What the task asks
Every line below should be copied exactly; drop the pictures.

─── Dataset section

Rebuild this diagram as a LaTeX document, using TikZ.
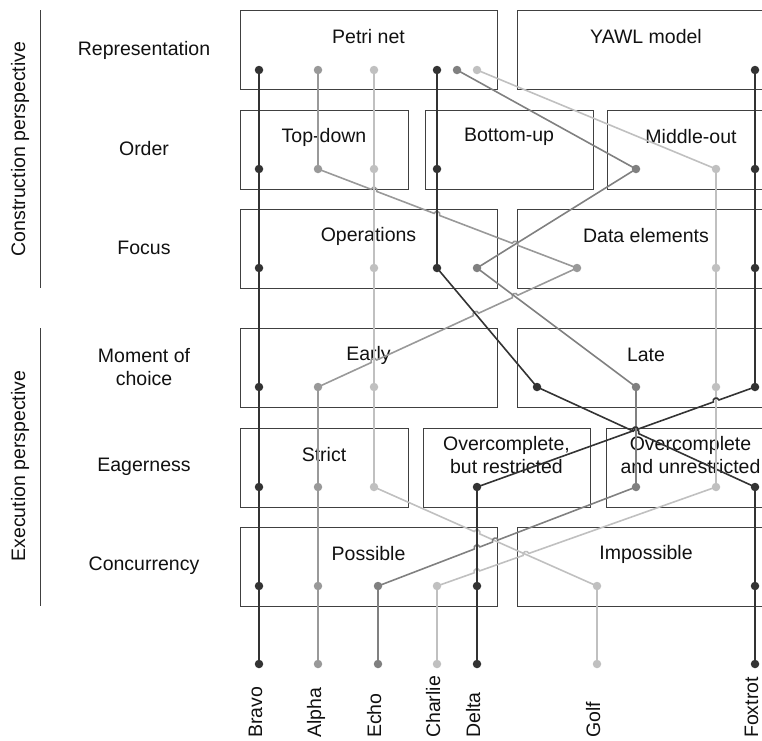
\documentclass[tikz,border=0pt]{standalone}
\usepackage{fontspec}
\setmainfont{Liberation Sans}
\usetikzlibrary{calc}

\definecolor{cDark}{HTML}{333333}
\definecolor{cAlpha}{HTML}{999999}
\definecolor{cEcho}{HTML}{808080}
\definecolor{cLight}{HTML}{C0C0C0}
\definecolor{cBorder}{HTML}{404040}
\definecolor{cText}{HTML}{111111}

\tikzset{
  optbox/.style={draw=cBorder, line width=1pt, rectangle, inner sep=0pt, outer sep=0pt,
                 minimum height=79pt, anchor=north west},
  lbl/.style={font=\fontsize{19.5}{23}\selectfont, text=cText, align=center, inner sep=0pt},
  vlbl/.style={lbl, rotate=90, anchor=base west},
  dot/.style={circle, fill=#1, draw=none, inner sep=0pt, outer sep=0pt, minimum size=8.5pt},
  wire/.style={draw=#1, line width=1.6pt},
  divider/.style={draw=cBorder, line width=1pt},
}

% straight wire through a chain of dots
\newcommand\wirechain[2]{\draw[wire=#1] #2;}
% wire from #2 to #3 that hops over crossing lines at the given fractions
\newcommand\hopwire[4]{%
  \draw[wire=#1] (#2)
    \foreach \t in {#4} {
      -- ($(#2)!\t!(#3)!3pt!(#2)$)
      .. controls ($(#2)!\t!(#3)!3pt!(#2)!4pt!90:(#3)$)
         and ($(#2)!\t!(#3)!3pt!(#3)!4pt!-90:(#2)$)
      .. ($(#2)!\t!(#3)!3pt!(#3)$)
    } -- (#3);}

\begin{document}
\begin{tikzpicture}[x=1pt, y=-1pt]
\useasboundingbox (0,0) rectangle (762,740);
\clip (0,0) rectangle (762,740);

% ---- perspective brackets and dimension names
\node[lbl, rotate=90] (construction) at (20,149) {Construction perspective};
\node[lbl, rotate=90] (execution) at (20,466) {Execution perspective};
\draw[divider] (40,10) -- (40,288);
\draw[divider] (40,328) -- (40,606);

\node[lbl] (representation) at (144,50) {Representation};
\node[lbl] (order) at (144,149) {Order};
\node[lbl] (focus) at (144,248) {Focus};
\node[lbl] (moment) at (144,367) {Moment of\\choice};
\node[lbl] (eagerness) at (144,467) {Eagerness};
\node[lbl] (concurrency) at (144,566) {Concurrency};

% ---- option boxes
\node[optbox, minimum width=257pt] (petri) at (240,10) {};
\node[optbox, minimum width=258pt] (yawl) at (517,10) {};
\node[optbox, minimum width=168pt] (topdown) at (240,110) {};
\node[optbox, minimum width=168pt] (bottomup) at (425,110) {};
\node[optbox, minimum width=168pt] (middleout) at (607,110) {};
\node[optbox, minimum width=257pt] (operations) at (240,209) {};
\node[optbox, minimum width=258pt] (dataelem) at (517,209) {};
\node[optbox, minimum width=257pt] (early) at (240,328) {};
\node[optbox, minimum width=258pt] (late) at (517,328) {};
\node[optbox, minimum width=168pt] (strict) at (240,428) {};
\node[optbox, minimum width=167pt] (overres) at (423,428) {};
\node[optbox, minimum width=169pt] (overunres) at (606,428) {};
\node[optbox, minimum width=257pt] (possible) at (240,527) {};
\node[optbox, minimum width=258pt] (impossible) at (517,527) {};

\foreach \b/\txt in {petri/Petri net, yawl/YAWL model, topdown/Top-down,
    bottomup/Bottom-up, middleout/Middle-out, operations/Operations,
    dataelem/Data elements, early/Early, late/Late, strict/Strict,
    overres/{Overcomplete,\\but restricted},
    overunres/{Overcomplete\\and unrestricted},
    possible/Possible, impossible/Impossible}
  \node[lbl] (\b-t) at ($(\b.north)+(0,27)$) {\txt};

% ---- dots of each configuration (rows 1-6, 7 = end point)
\foreach \n/\xs in {bravo/{259,259,259,259,259,259,259},
                    alpha/{318,318,577,318,318,318,318},
                    golf/{374,374,374,374,374,597,597},
                    foxtrot/{437,437,437,537,755,755,755},
                    echo/{457,636,477,636,636,378,378},
                    charlie/{477,716,716,716,716,437,437},
                    delta/{755,755,755,755,477,477,477}}
  \foreach \x [count=\r] in \xs {
    \pgfmathsetmacro\yy{{70,169,268,387,487,586,664}[\r-1]}
    \coordinate (\n\r) at (\x,\yy);
  };

% ---- wires
\wirechain{cDark}{(bravo1) -- (bravo7)}

\wirechain{cAlpha}{(alpha1) -- (alpha2)}
\hopwire{cAlpha}{alpha2}{alpha3}{0.216,0.459,0.761}
\hopwire{cAlpha}{alpha4}{alpha3}{0.216,0.610,0.761}
\wirechain{cAlpha}{(alpha4) -- (alpha7)}

\wirechain{cLight}{(golf1) -- (golf5)}
\hopwire{cLight}{golf5}{golf6}{0.462}
\wirechain{cLight}{(golf6) -- (golf7)}

\wirechain{cDark}{(foxtrot1) -- (foxtrot3) -- (foxtrot4)}
\hopwire{cDark}{foxtrot4}{foxtrot5}{0.454}
\wirechain{cDark}{(foxtrot5) -- (foxtrot7)}

\wirechain{cEcho}{(echo1) -- (echo2) -- (echo3) -- (echo4) -- (echo5)}
\hopwire{cEcho}{echo6}{echo5}{0.384,0.455}
\wirechain{cEcho}{(echo6) -- (echo7)}

\wirechain{cLight}{(charlie1) -- (charlie2) -- (charlie5)}
\hopwire{cLight}{charlie6}{charlie5}{0.143,0.319}
\wirechain{cLight}{(charlie6) -- (charlie7)}

\wirechain{cDark}{(delta1) -- (delta4)}
\hopwire{cDark}{delta5}{delta4}{0.57,0.860}
\wirechain{cDark}{(delta5) -- (delta7)}

% ---- dots on top of the wires
\foreach \n/\c in {bravo/cDark, alpha/cAlpha, golf/cLight, foxtrot/cDark,
                   echo/cEcho, charlie/cLight, delta/cDark}
  \foreach \r in {1,...,7}
    \node[dot=\c] (\n\r-dot) at (\n\r) {};

% ---- configuration names
\foreach \n/\txt in {bravo/Bravo, alpha/Alpha, echo/Echo, charlie/Charlie,
                     delta/Delta, golf/Golf, foxtrot/Foxtrot}
  \node[vlbl] (\n-name) at ($(\n7)+(3,74)$) {\txt};
\end{tikzpicture}
\end{document}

──────

Completed task
Rebuild this diagram as a LaTeX document, using TikZ.
\documentclass[tikz,border=0pt]{standalone}
\usepackage{fontspec}
\setmainfont{Liberation Sans}
\usetikzlibrary{calc}

\definecolor{cDark}{HTML}{333333}
\definecolor{cAlpha}{HTML}{999999}
\definecolor{cEcho}{HTML}{808080}
\definecolor{cLight}{HTML}{C0C0C0}
\definecolor{cBorder}{HTML}{404040}
\definecolor{cText}{HTML}{111111}

\tikzset{
  optbox/.style={draw=cBorder, line width=1pt, rectangle, inner sep=0pt, outer sep=0pt,
                 minimum height=79pt, anchor=north west},
  lbl/.style={font=\fontsize{19.5}{23}\selectfont, text=cText, align=center, inner sep=0pt},
  vlbl/.style={lbl, rotate=90, anchor=base west},
  dot/.style={circle, fill=#1, draw=none, inner sep=0pt, outer sep=0pt, minimum size=8.5pt},
  wire/.style={draw=#1, line width=1.6pt},
  divider/.style={draw=cBorder, line width=1pt},
}

% straight wire through a chain of dots
\newcommand\wirechain[2]{\draw[wire=#1] #2;}
% wire from #2 to #3 that hops over crossing lines at the given fractions
\newcommand\hopwire[4]{%
  \draw[wire=#1] (#2)
    \foreach \t in {#4} {
      -- ($(#2)!\t!(#3)!3pt!(#2)$)
      .. controls ($(#2)!\t!(#3)!3pt!(#2)!4pt!90:(#3)$)
         and ($(#2)!\t!(#3)!3pt!(#3)!4pt!-90:(#2)$)
      .. ($(#2)!\t!(#3)!3pt!(#3)$)
    } -- (#3);}

\begin{document}
\begin{tikzpicture}[x=1pt, y=-1pt]
\useasboundingbox (0,0) rectangle (762,740);
\clip (0,0) rectangle (762,740);

% ---- perspective brackets and dimension names
\node[lbl, rotate=90] (construction) at (20,149) {Construction perspective};
\node[lbl, rotate=90] (execution) at (20,466) {Execution perspective};
\draw[divider] (40,10) -- (40,288);
\draw[divider] (40,328) -- (40,606);

\node[lbl] (representation) at (144,50) {Representation};
\node[lbl] (order) at (144,149) {Order};
\node[lbl] (focus) at (144,248) {Focus};
\node[lbl] (moment) at (144,367) {Moment of\\choice};
\node[lbl] (eagerness) at (144,467) {Eagerness};
\node[lbl] (concurrency) at (144,566) {Concurrency};

% ---- option boxes
\node[optbox, minimum width=257pt] (petri) at (240,10) {};
\node[optbox, minimum width=258pt] (yawl) at (517,10) {};
\node[optbox, minimum width=168pt] (topdown) at (240,110) {};
\node[optbox, minimum width=168pt] (bottomup) at (425,110) {};
\node[optbox, minimum width=168pt] (middleout) at (607,110) {};
\node[optbox, minimum width=257pt] (operations) at (240,209) {};
\node[optbox, minimum width=258pt] (dataelem) at (517,209) {};
\node[optbox, minimum width=257pt] (early) at (240,328) {};
\node[optbox, minimum width=258pt] (late) at (517,328) {};
\node[optbox, minimum width=168pt] (strict) at (240,428) {};
\node[optbox, minimum width=167pt] (overres) at (423,428) {};
\node[optbox, minimum width=169pt] (overunres) at (606,428) {};
\node[optbox, minimum width=257pt] (possible) at (240,527) {};
\node[optbox, minimum width=258pt] (impossible) at (517,527) {};

\foreach \b/\txt in {petri/Petri net, yawl/YAWL model, topdown/Top-down,
    bottomup/Bottom-up, middleout/Middle-out, operations/Operations,
    dataelem/Data elements, early/Early, late/Late, strict/Strict,
    overres/{Overcomplete,\\but restricted},
    overunres/{Overcomplete\\and unrestricted},
    possible/Possible, impossible/Impossible}
  \node[lbl] (\b-t) at ($(\b.north)+(0,27)$) {\txt};

% ---- dots of each configuration (rows 1-6, 7 = end point)
\foreach \n/\xs in {bravo/{259,259,259,259,259,259,259},
                    alpha/{318,318,577,318,318,318,318},
                    golf/{374,374,374,374,374,597,597},
                    foxtrot/{437,437,437,537,755,755,755},
                    echo/{457,636,477,636,636,378,378},
                    charlie/{477,716,716,716,716,437,437},
                    delta/{755,755,755,755,477,477,477}}
  \foreach \x [count=\r] in \xs {
    \pgfmathsetmacro\yy{{70,169,268,387,487,586,664}[\r-1]}
    \coordinate (\n\r) at (\x,\yy);
  };

% ---- wires
\wirechain{cDark}{(bravo1) -- (bravo7)}

\wirechain{cAlpha}{(alpha1) -- (alpha2)}
\hopwire{cAlpha}{alpha2}{alpha3}{0.216,0.459,0.761}
\hopwire{cAlpha}{alpha4}{alpha3}{0.216,0.610,0.761}
\wirechain{cAlpha}{(alpha4) -- (alpha7)}

\wirechain{cLight}{(golf1) -- (golf5)}
\hopwire{cLight}{golf5}{golf6}{0.462}
\wirechain{cLight}{(golf6) -- (golf7)}

\wirechain{cDark}{(foxtrot1) -- (foxtrot3) -- (foxtrot4)}
\hopwire{cDark}{foxtrot4}{foxtrot5}{0.454}
\wirechain{cDark}{(foxtrot5) -- (foxtrot7)}

\wirechain{cEcho}{(echo1) -- (echo2) -- (echo3) -- (echo4) -- (echo5)}
\hopwire{cEcho}{echo6}{echo5}{0.384,0.455}
\wirechain{cEcho}{(echo6) -- (echo7)}

\wirechain{cLight}{(charlie1) -- (charlie2) -- (charlie5)}
\hopwire{cLight}{charlie6}{charlie5}{0.143,0.319}
\wirechain{cLight}{(charlie6) -- (charlie7)}

\wirechain{cDark}{(delta1) -- (delta4)}
\hopwire{cDark}{delta5}{delta4}{0.57,0.860}
\wirechain{cDark}{(delta5) -- (delta7)}

% ---- dots on top of the wires
\foreach \n/\c in {bravo/cDark, alpha/cAlpha, golf/cLight, foxtrot/cDark,
                   echo/cEcho, charlie/cLight, delta/cDark}
  \foreach \r in {1,...,7}
    \node[dot=\c] (\n\r-dot) at (\n\r) {};

% ---- configuration names
\foreach \n/\txt in {bravo/Bravo, alpha/Alpha, echo/Echo, charlie/Charlie,
                     delta/Delta, golf/Golf, foxtrot/Foxtrot}
  \node[vlbl] (\n-name) at ($(\n7)+(3,74)$) {\txt};
\end{tikzpicture}
\end{document}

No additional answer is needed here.